Through the front door

Through the front door

Twice a month, Shira walks into her synagogue with her daughter.

She feels that they should be there. She feels that they could belong there one day.

But she walks in the side entrance, into the school building, not the main sanctuary. And she walks straight into the assigned classroom, without interacting with others.

Once she is in the classroom, she has the most amazing two hours with her family. They experience a wonderful service for families who have kids with disabilities. They sing, pray, hear Torah stories, and read the Torah together.

And then she walks out of the building with her family and goes home, again through the side door.

Shira and her family have a magical time every two weeks for two hours, but synagogue life is more than that. If a synagogue is about creating holy spaces for people to gather and connect, than missing a family like Shira’s pierces a hole in that holiness.

Making our synagogues more accessible to people with disabilities is more than just about creating new programs and new opportunities. It is about more than building a ramp up to the bimah. To create an inclusive synagogue, we have to think beyond programming, physical structure, and personnel, and push ourselves to create cultural and attitudinal change.

We have to think about how the members of our community are now, who are not members and deserve to be, and why those people cannot gain access to it. We must recognize that in order to be a truly holy community, all kinds of people must be equally represented and equally honored as contributing and critically important members.

Up until now, most synagogues that have done something to address the need have solved it by thinking episodically and reactively.

Episodically, in that they create lovely one-time programming. Maybe it is once a month, maybe it’s four times a year, but more often than not the program does not support the participants to move beyond it to reach any other aspects of synagogue life.

And they have been reactive. Most programs have started because a mother, father, grandmother, or friend has advocated for a specific program or the modification of an existing program so that it could support their family member better. The synagogue has waited to get the knock on the door before its leaders have started to reflect on their own ability to reach all members and potential members of their community.

So how can our synagogues be more inclusive of people with disabilities? Here are three important but uncomplicated ideas:

1. Be proactive. Look around your synagogue. Who should be there but is not? What is it about this service/program/event that might not be accessible? Is there a ramp? Is there sign language interpretation? Is the community welcoming and inviting to people of all abilities? Plan for the people who might never come, hoping that one day they might.

2. Think holistically and systemically. How can you make a cultural shift so that you no longer have to work at being inclusive, because you simply are? How can you engage in deep conversations about who is not at your table, to assure that one day everyone can be? This way of thinking should become part of the fabric of the community as a whole.

3. Be thoughtful, deliberate, and consistent.

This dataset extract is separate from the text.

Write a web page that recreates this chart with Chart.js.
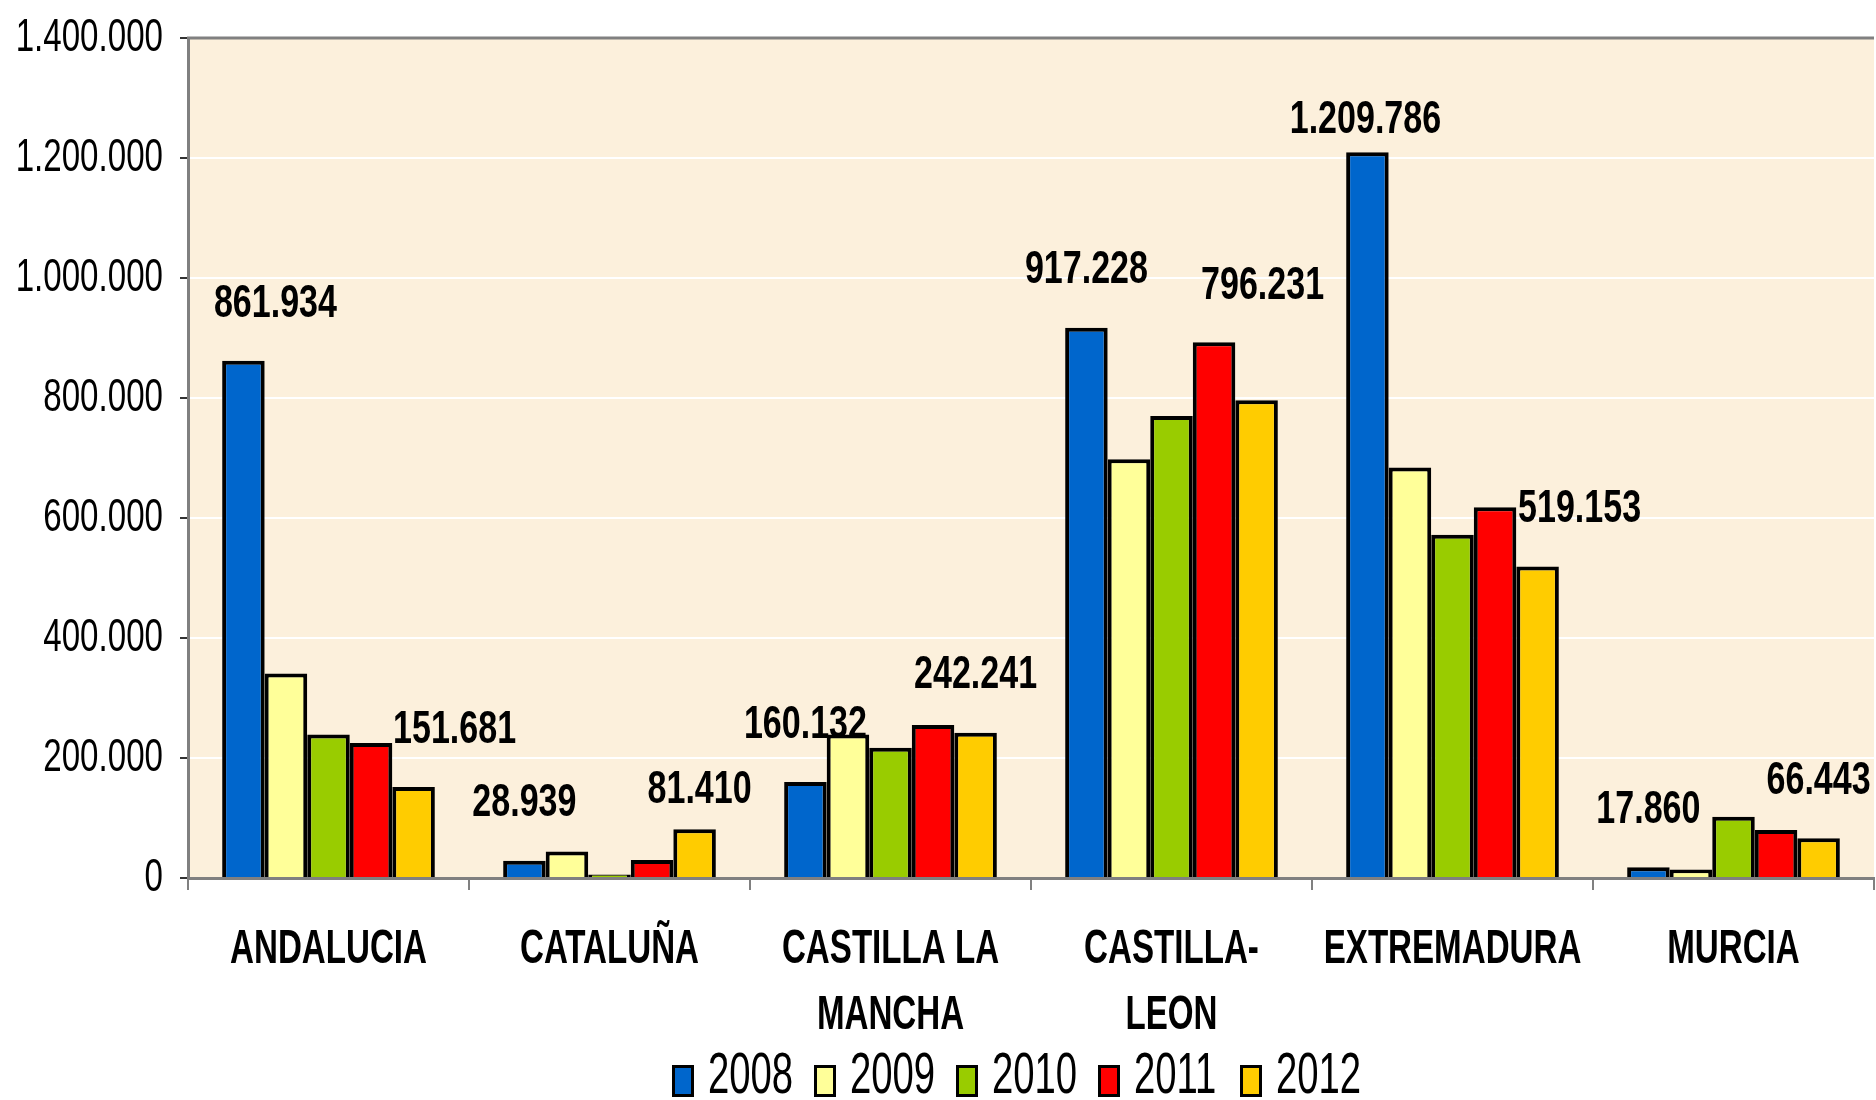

On all levels of institutional life, think about what can be done to assure inclusion of all types of people. Should the front desk guards be trained? Does the person who answers the phone know about available resources? Should inclusive language be required on all emails and flyers?

Ensure that next time Shira and her family go to synagogue, they can walk proudly in the front door, daven with the whole community, join everyone at kiddush, and take part in the family Friday night service and the Hebrew school too. Shira and her family should be celebrated and welcomed for their abilities, and recognized as valuable members of their community.